Liz’s case is a classic example of the government’s failure to exercise due diligence when dealing with sexual violence. It comes as a deep relief that a sentence that finds the three perpetrators guilty has been passed at last. It’s a sign that women and girls in Kenya can access and realize justice, giving a gentle nudge to women and girls to break the silence and report cases of sexual violence. Much more still needs to be done to get the police to step up and ensure protection of women and girls. And while the independence of the judiciary is to be commended, giving tougher sentences is an important deterrent in the fight to end violence against women and girls.

A vital—and often missing—aspect of the government’s response to survivors of sexual violence is providing psychosocial support and other post-rape care services, including access to sexual and reproductive health care, especially services such as emergency contraception and safe abortion.
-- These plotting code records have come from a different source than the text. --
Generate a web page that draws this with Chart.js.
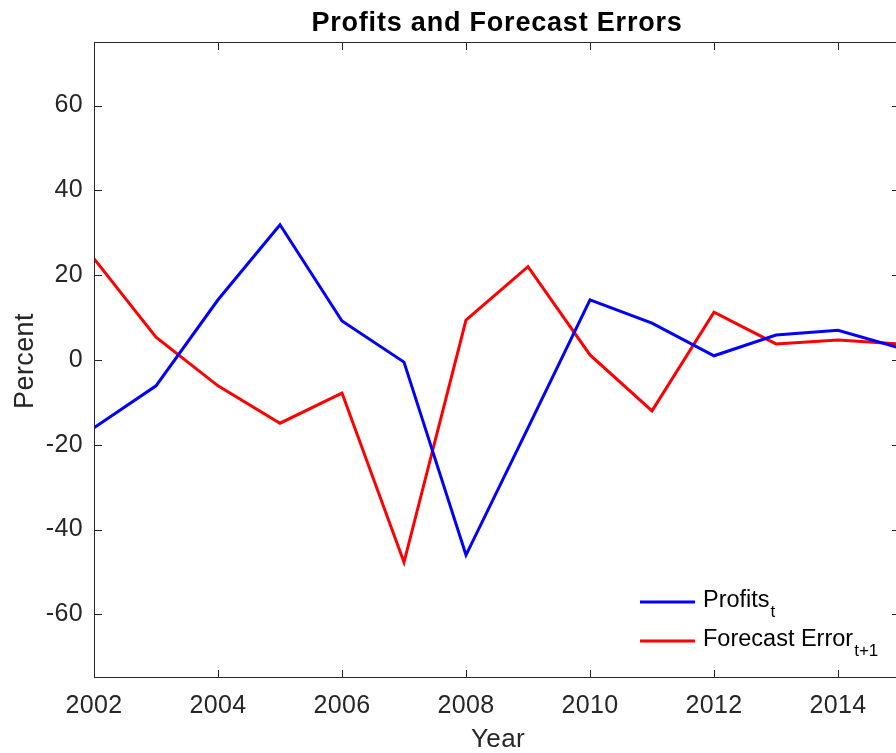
<!DOCTYPE html>
<html><head><meta charset="utf-8">
<script src="https://cdn.jsdelivr.net/npm/chart.js@4.4.1/dist/chart.umd.min.js"></script>
<style>html,body{margin:0;padding:0;overflow:hidden;background:#fff;width:896px;height:753px}canvas{display:block}</style>
</head><body>
<canvas id="c" width="910" height="753" style="width:910px;height:753px"></canvas>
<script>
const years = [2002,2003,2004,2005,2006,2007,2008,2009,2010,2011,2012,2013,2014,2015];
const profits = [-16.0,-6.1,14.2,31.9,9.2,-0.5,-46.0,-16.0,14.2,8.7,1.0,5.9,7.0,2.8];
const forecastErrors = [23.9,5.4,-6.1,-14.9,-7.8,-47.7,9.4,22.0,1.2,-12.0,11.3,3.8,4.7,3.8];
const xTicks = [2002,2004,2006,2008,2010,2012,2014];
const yTicks = [-60,-40,-20,0,20,40,60];
const titleText = 'Profits and Forecast Errors';
const xLabel = 'Year';
const yLabel = 'Percent';
const legendItems = [
  {name:'Profits', sub:'t', color:'#0000ff'},
  {name:'Forecast Error', sub:'t+1', color:'#ff0000'}
];

const FONT = '"Liberation Sans", Arial, Helvetica, sans-serif';
const AX = '#262626';

const spacing = {
  id:'spacing',
  beforeLayout(chart){ chart.ctx.letterSpacing = '0.4px'; },
  beforeDraw(chart){ chart.ctx.letterSpacing = '0.4px'; }
};

const decor = {
  id:'decor',
  afterDatasetsDraw(chart){
    const {ctx, chartArea:a, scales:{x,y}} = chart;
    ctx.save();
    ctx.strokeStyle = AX; ctx.lineWidth = 1;
    ctx.beginPath();
    ctx.rect(a.left+0.5, a.top+0.5, a.right-a.left-1, a.bottom-a.top-1);
    ctx.stroke();
    const tl = 8;
    ctx.beginPath();
    xTicks.forEach(v=>{const px=Math.round(x.getPixelForValue(v))+0.5;
      ctx.moveTo(px,a.bottom); ctx.lineTo(px,a.bottom-tl);
      ctx.moveTo(px,a.top); ctx.lineTo(px,a.top+tl);});
    yTicks.forEach(v=>{const py=Math.round(y.getPixelForValue(v))+0.5;
      ctx.moveTo(a.left,py); ctx.lineTo(a.left+tl,py);
      ctx.moveTo(a.right,py); ctx.lineTo(a.right-tl,py);});
    ctx.stroke();
    // title
    ctx.fillStyle = '#000';
    ctx.letterSpacing = '0.8px';
    ctx.font = 'bold 27px '+FONT;
    ctx.textAlign = 'center'; ctx.textBaseline = 'alphabetic';
    ctx.fillText(titleText, 497, 31);
    // axis labels
    ctx.letterSpacing = '0.4px';
    ctx.fillStyle = AX;
    ctx.font = '26px '+FONT;
    ctx.fillText(xLabel, 498, 747);
    ctx.save();
    ctx.font = '27px '+FONT;
    ctx.translate(33, 361);
    ctx.rotate(-Math.PI/2);
    ctx.fillText(yLabel, 0, 0);
    ctx.restore();
    // legend
    ctx.letterSpacing = '0px';
    const lx0 = 640, lx1 = 695, tx = 703;
    const rows = [602, 641];
    legendItems.forEach((it,i)=>{
      const ly = rows[i];
      ctx.strokeStyle = it.color; ctx.lineWidth = 3;
      ctx.beginPath(); ctx.moveTo(lx0, ly); ctx.lineTo(lx1, ly); ctx.stroke();
      ctx.fillStyle = '#000';
      ctx.textAlign = 'left';
      ctx.font = '23.5px '+FONT;
      ctx.fillText(it.name, tx, ly+5);
      const w = ctx.measureText(it.name).width;
      ctx.font = '17px '+FONT;
      ctx.fillText(it.sub, tx+w+1, ly+15);
    });
    ctx.restore();
  }
};

new Chart(document.getElementById('c'), {
  type:'line',
  data:{
    datasets:[
      {label:'Profits', data: years.map((yr,i)=>({x:yr,y:profits[i]})), borderColor:'#0000ff', borderWidth:3, pointRadius:0, tension:0, fill:false},
      {label:'Forecast Error', data: years.map((yr,i)=>({x:yr,y:forecastErrors[i]})), borderColor:'#ff0000', borderWidth:3, pointRadius:0, tension:0, fill:false}
    ]
  },
  options:{
    responsive:false, animation:false,
    layout:{padding:{top:42, right:10, left:0, bottom:0}},
    plugins:{legend:{display:false}, title:{display:false}, tooltip:{enabled:false}},
    scales:{
      x:{type:'linear', min:2002, max:2015,
        afterBuildTicks(s){ s.ticks = xTicks.map(v=>({value:v})); },
        afterFit(s){ s.height = 75; },
        grid:{display:false, drawTicks:false, tickLength:0}, border:{display:false},
        ticks:{color:AX, font:{family:FONT, size:25}, padding:13, maxRotation:0, autoSkip:false, callback:v=>String(v)}},
      y:{type:'linear', min:-75, max:75,
        afterBuildTicks(s){ s.ticks = yTicks.map(v=>({value:v})); },
        afterFit(s){ s.width = 94; },
        grid:{display:false, drawTicks:false, tickLength:0}, border:{display:false},
        ticks:{color:AX, font:{family:FONT, size:25}, padding:11, autoSkip:false, callback:v=>String(v)}}
    }
  },
  plugins:[spacing, decor]
});
</script>
</body></html>
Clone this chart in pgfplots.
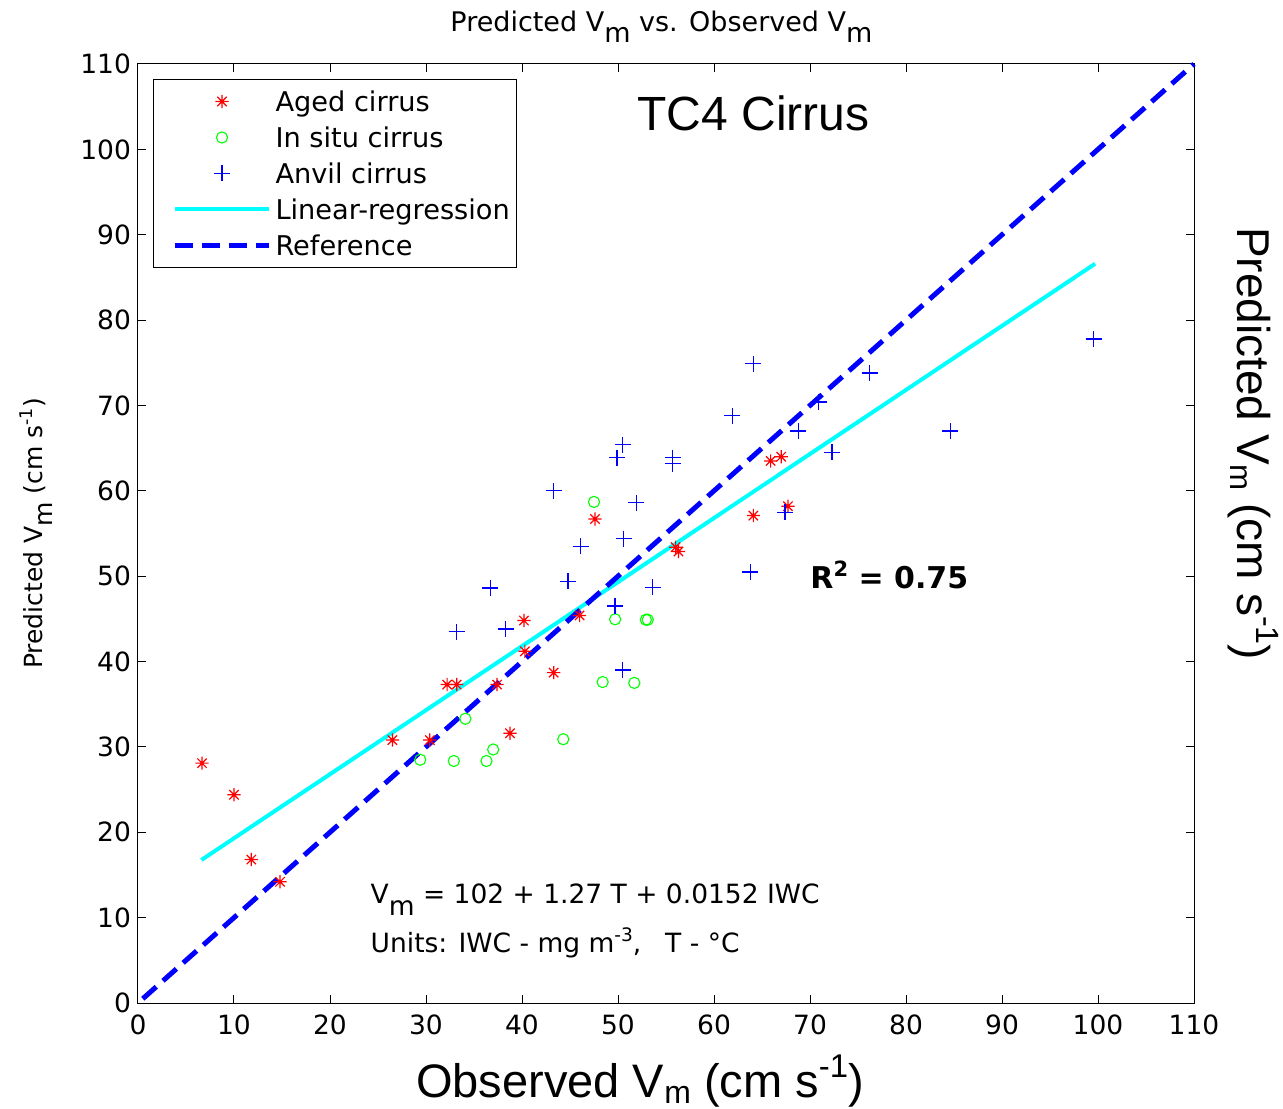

The “Justice for Liz” campaign ignited a national debate on state accountability and impunity for acts of violence against women and girls. Perpetrators of sexual violence must be held accountable, but so too must the state.

This case reminds us all that addressing impunity may be the linchpin in the struggle to end violence against women and girls. Much more work is needed to prevent the type of attack Liz suffered, to support survivors, and to punish offenders to the full extent of the law. But at least we have a positive step in the right direction. As I breathed a sigh of relief Monday, I imagined Liz exhaling at last, calmly acknowledging that her fight for justice was not in vain.

* Liz is a pseudonym, to protect her identity.